L'Entretien Nº

2

Chantal Mouffe

Démocratiser la démocratie

Chantal Mouffe

C’est l’une des philosophes les plus inventives, les plus provocatrices en Europe. Loin de la bien-pensance néo-marxiste, elle ne croit pas aux lendemains qui chantent mais ne perd pas pour autant espoir que la souveraineté du peuple puisse, de nouveau, se faire entendre. Sa philosophie politique s’alimente autant à la pensée antique qu’à Kant, à Carl Schmitt et Jacques Rancière. Elle puise aussi dans l’anthropologie et l’observation active de ce qui se passe en Grèce avec Syriza et en Espagne avec Podemos, dont elle est – avec son époux le philosophe Ernesto Laclau – l’inspiratrice.
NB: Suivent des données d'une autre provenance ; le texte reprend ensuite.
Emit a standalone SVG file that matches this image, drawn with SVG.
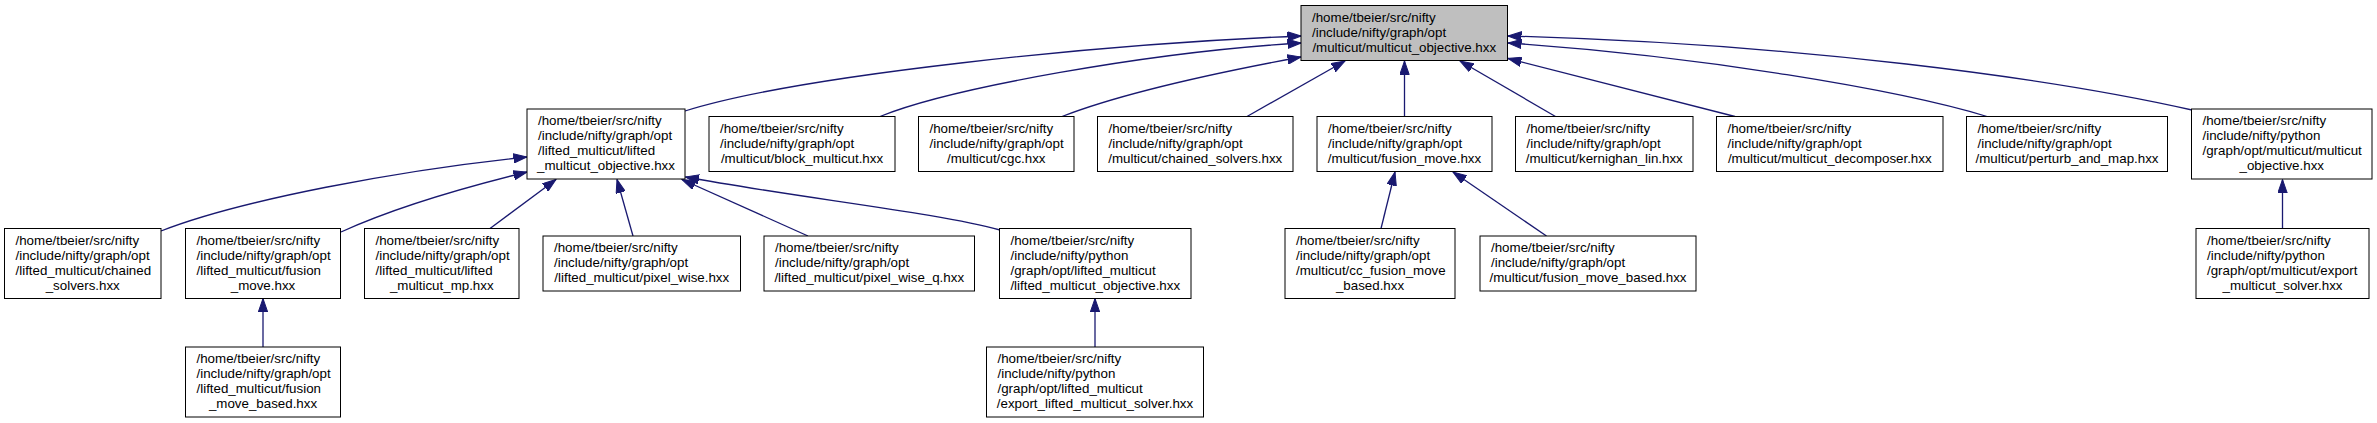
<svg xmlns="http://www.w3.org/2000/svg" width="2377" height="423" viewBox="0 0 2377 423">
<style>
.n rect{fill:#fff;stroke:#000;stroke-width:1}
#root rect{fill:#bfbfbf}
text{font-family:"Liberation Sans",Arial,Helvetica,sans-serif;font-size:13.33px;fill:#000}
.c{text-anchor:middle}
#edges path{fill:none;stroke:#191970;stroke-width:1.3;marker-end:url(#ah)}
</style>
<defs>
<marker id="ah" markerUnits="userSpaceOnUse" markerWidth="14" markerHeight="10" viewBox="0 0 14 10" refX="13.5" refY="5" orient="auto">
<path d="M0,0.3 L13.5,5 L0,9.7 Z" fill="#191970" stroke="#191970" stroke-width="1"/>
</marker>
</defs>
<rect width="2377" height="423" fill="#fff"/>
<g id="edges">
<path d="M685,111 C800,75 1100,44 1301,36"/>
<path d="M880,116.5 C950,88 1150,52 1301,43"/>
<path d="M1062,116.5 C1120,94 1220,72 1301,57"/>
<path d="M1247,116.5 L1345,61"/>
<path d="M1404.5,116.5 L1404.5,61"/>
<path d="M1555.5,116.5 L1460,61"/>
<path d="M1735,116.5 L1508,58.5"/>
<path d="M1987,116.5 C1900,90 1700,56 1508,43"/>
<path d="M2192,110 C2050,78 1800,44 1508,36"/>
<path d="M161,231 C240,200 400,170 527,157"/>
<path d="M341,232 C400,205 470,186 527,172"/>
<path d="M490,228.5 L556,179.5"/>
<path d="M633,236 L617,179.5"/>
<path d="M808,236 L682,179.5"/>
<path d="M1000,230 C940,213 800,198 685.5,177"/>
<path d="M1381,228.5 L1395,172"/>
<path d="M1546.5,236 L1453,172"/>
<path d="M2282.5,228.5 L2282.5,179.5"/>
<path d="M263,347 L263,298.5"/>
<path d="M1095,347 L1095,298.5"/>
</g>
<g id="root" class="n"><rect x="1301" y="5.5" width="206.5" height="55"/><text x="1312" y="21.5">/home/tbeier/src/nifty</text><text x="1312" y="36.5">/include/nifty/graph/opt</text><text class="c" x="1404.25" y="51.5">/multicut/multicut_objective.hxx</text></g>
<g id="n1" class="n"><rect x="527" y="109" width="158" height="70"/><text x="538" y="125">/home/tbeier/src/nifty</text><text x="538" y="140">/include/nifty/graph/opt</text><text x="538" y="155">/lifted_multicut/lifted</text><text class="c" x="606" y="170">_multicut_objective.hxx</text></g>
<g id="n2" class="n"><rect x="709" y="116.5" width="186" height="55"/><text x="720" y="132.5">/home/tbeier/src/nifty</text><text x="720" y="147.5">/include/nifty/graph/opt</text><text class="c" x="802" y="162.5">/multicut/block_multicut.hxx</text></g>
<g id="n3" class="n"><rect x="918.5" y="116.5" width="155.5" height="55"/><text x="929.5" y="132.5">/home/tbeier/src/nifty</text><text x="929.5" y="147.5">/include/nifty/graph/opt</text><text class="c" x="996.25" y="162.5">/multicut/cgc.hxx</text></g>
<g id="n4" class="n"><rect x="1097.5" y="116.5" width="195.5" height="55"/><text x="1108.5" y="132.5">/home/tbeier/src/nifty</text><text x="1108.5" y="147.5">/include/nifty/graph/opt</text><text class="c" x="1195.25" y="162.5">/multicut/chained_solvers.hxx</text></g>
<g id="n5" class="n"><rect x="1317" y="116.5" width="175" height="55"/><text x="1328" y="132.5">/home/tbeier/src/nifty</text><text x="1328" y="147.5">/include/nifty/graph/opt</text><text class="c" x="1404.5" y="162.5">/multicut/fusion_move.hxx</text></g>
<g id="n6" class="n"><rect x="1515.5" y="116.5" width="177.5" height="55"/><text x="1526.5" y="132.5">/home/tbeier/src/nifty</text><text x="1526.5" y="147.5">/include/nifty/graph/opt</text><text class="c" x="1604.25" y="162.5">/multicut/kernighan_lin.hxx</text></g>
<g id="n7" class="n"><rect x="1716.5" y="116.5" width="226.5" height="55"/><text x="1727.5" y="132.5">/home/tbeier/src/nifty</text><text x="1727.5" y="147.5">/include/nifty/graph/opt</text><text class="c" x="1829.75" y="162.5">/multicut/multicut_decomposer.hxx</text></g>
<g id="n8" class="n"><rect x="1966.5" y="116.5" width="201" height="55"/><text x="1977.5" y="132.5">/home/tbeier/src/nifty</text><text x="1977.5" y="147.5">/include/nifty/graph/opt</text><text class="c" x="2067" y="162.5">/multicut/perturb_and_map.hxx</text></g>
<g id="n9" class="n"><rect x="2191.5" y="109" width="180.5" height="70"/><text x="2202.5" y="125">/home/tbeier/src/nifty</text><text x="2202.5" y="140">/include/nifty/python</text><text x="2202.5" y="155">/graph/opt/multicut/multicut</text><text class="c" x="2281.75" y="170">_objective.hxx</text></g>
<g id="n10" class="n"><rect x="4.5" y="228.5" width="156.5" height="70"/><text x="15.5" y="244.5">/home/tbeier/src/nifty</text><text x="15.5" y="259.5">/include/nifty/graph/opt</text><text x="15.5" y="274.5">/lifted_multicut/chained</text><text class="c" x="82.75" y="289.5">_solvers.hxx</text></g>
<g id="n11" class="n"><rect x="185.5" y="228.5" width="155" height="70"/><text x="196.5" y="244.5">/home/tbeier/src/nifty</text><text x="196.5" y="259.5">/include/nifty/graph/opt</text><text x="196.5" y="274.5">/lifted_multicut/fusion</text><text class="c" x="263" y="289.5">_move.hxx</text></g>
<g id="n12" class="n"><rect x="364.5" y="228.5" width="154.5" height="70"/><text x="375.5" y="244.5">/home/tbeier/src/nifty</text><text x="375.5" y="259.5">/include/nifty/graph/opt</text><text x="375.5" y="274.5">/lifted_multicut/lifted</text><text class="c" x="441.75" y="289.5">_multicut_mp.hxx</text></g>
<g id="n13" class="n"><rect x="543" y="236" width="197.5" height="55"/><text x="554" y="252">/home/tbeier/src/nifty</text><text x="554" y="267">/include/nifty/graph/opt</text><text class="c" x="641.75" y="282">/lifted_multicut/pixel_wise.hxx</text></g>
<g id="n14" class="n"><rect x="764" y="236" width="210.5" height="55"/><text x="775" y="252">/home/tbeier/src/nifty</text><text x="775" y="267">/include/nifty/graph/opt</text><text class="c" x="869.25" y="282">/lifted_multicut/pixel_wise_q.hxx</text></g>
<g id="n15" class="n"><rect x="999.5" y="228.5" width="191.5" height="70"/><text x="1010.5" y="244.5">/home/tbeier/src/nifty</text><text x="1010.5" y="259.5">/include/nifty/python</text><text x="1010.5" y="274.5">/graph/opt/lifted_multicut</text><text class="c" x="1095.25" y="289.5">/lifted_multicut_objective.hxx</text></g>
<g id="n16" class="n"><rect x="1285" y="228.5" width="170" height="70"/><text x="1296" y="244.5">/home/tbeier/src/nifty</text><text x="1296" y="259.5">/include/nifty/graph/opt</text><text x="1296" y="274.5">/multicut/cc_fusion_move</text><text class="c" x="1370" y="289.5">_based.hxx</text></g>
<g id="n17" class="n"><rect x="1480" y="236" width="216" height="55"/><text x="1491" y="252">/home/tbeier/src/nifty</text><text x="1491" y="267">/include/nifty/graph/opt</text><text class="c" x="1588" y="282">/multicut/fusion_move_based.hxx</text></g>
<g id="n18" class="n"><rect x="2196" y="228.5" width="173" height="70"/><text x="2207" y="244.5">/home/tbeier/src/nifty</text><text x="2207" y="259.5">/include/nifty/python</text><text x="2207" y="274.5">/graph/opt/multicut/export</text><text class="c" x="2282.5" y="289.5">_multicut_solver.hxx</text></g>
<g id="n19" class="n"><rect x="185.5" y="347" width="155" height="70"/><text x="196.5" y="363">/home/tbeier/src/nifty</text><text x="196.5" y="378">/include/nifty/graph/opt</text><text x="196.5" y="393">/lifted_multicut/fusion</text><text class="c" x="263" y="408">_move_based.hxx</text></g>
<g id="n20" class="n"><rect x="986.5" y="347" width="217" height="70"/><text x="997.5" y="363">/home/tbeier/src/nifty</text><text x="997.5" y="378">/include/nifty/python</text><text x="997.5" y="393">/graph/opt/lifted_multicut</text><text class="c" x="1095" y="408">/export_lifted_multicut_solver.hxx</text></g>
</svg>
Constatant la montée inéluctable des populismes en Europe et maintenant outre-Atlantique, elle évoque des pistes bien concrètes pour y résister.

Extrait

Vous êtes philosophe, vous êtes auteur de très nombreux livres. Le premier livre, qui n’a pas encore été traduit en français, était consacré à Gramsci et à la théorie marxiste. De vous en français, il y a quelques ouvrages : Le Politique et ses enjeux, Quelle citoyenneté pour quelle démocratie, Hégémonie et stratégie socialiste : vers une politique démocratique radicale, Agonistique. Penser politiquement le monde. On vient de publier Le Paradoxe démocratique et L’Illusion du consensus. On parle beaucoup de vos théories aujourd’hui mais cela fait très longtemps que vous travaillez la théorie politique, que vous enseignez en ce moment même à l’université de Westminster. Je voudrais savoir dans quelle atmosphère intellectuelle vous avez été éduquée. Vous étiez une libertaire, vos parents l’étaient aussi ?

C M : Non, en fait mes parents étaient issus de la bourgeoisie catholique belge mais libérale. J’ai fait mes études de philosophie à l’université de Louvain ; à cette époque-là, j’étais déjà assez active politiquement, j’ai fait tout sauf étudier la philosophie, à dire vrai. J’étais présidente de l’Association des étudiantes de Louvain et puis je faisais aussi un peu de journalisme étudiant. J’étais la rédactrice en chef du journal des étudiants, L’Escholier, et j’avais fondé avec un groupe d’amis un journal radical de gauche qui s’appelait Parole. J’ai fait une thèse de licence à Louvain sur Lukács car je m’intéressais au marxisme hétérodoxe. Après je suis venue en France dans l’intention originelle de faire un doctorat à l’Ecole pratique des Hautes études avec Lucien Goldmann. Mais finalement je suis tombée sous la coupe d’Althusser. C’était l’époque où il y avait « Lire Le Capital », le fameux séminaire d’Althusser… Nous, on était les petits jeunes, on allait l’écouter. On avait fait un petit groupe avec des gens comme Benny Lévy, Robert Linhart et on lisait Le Capital sous
la direction d’Althusser. J’ai abandonné l’idée de faire mon doctorat et je me suis préparée à aller travailler en Amérique latine.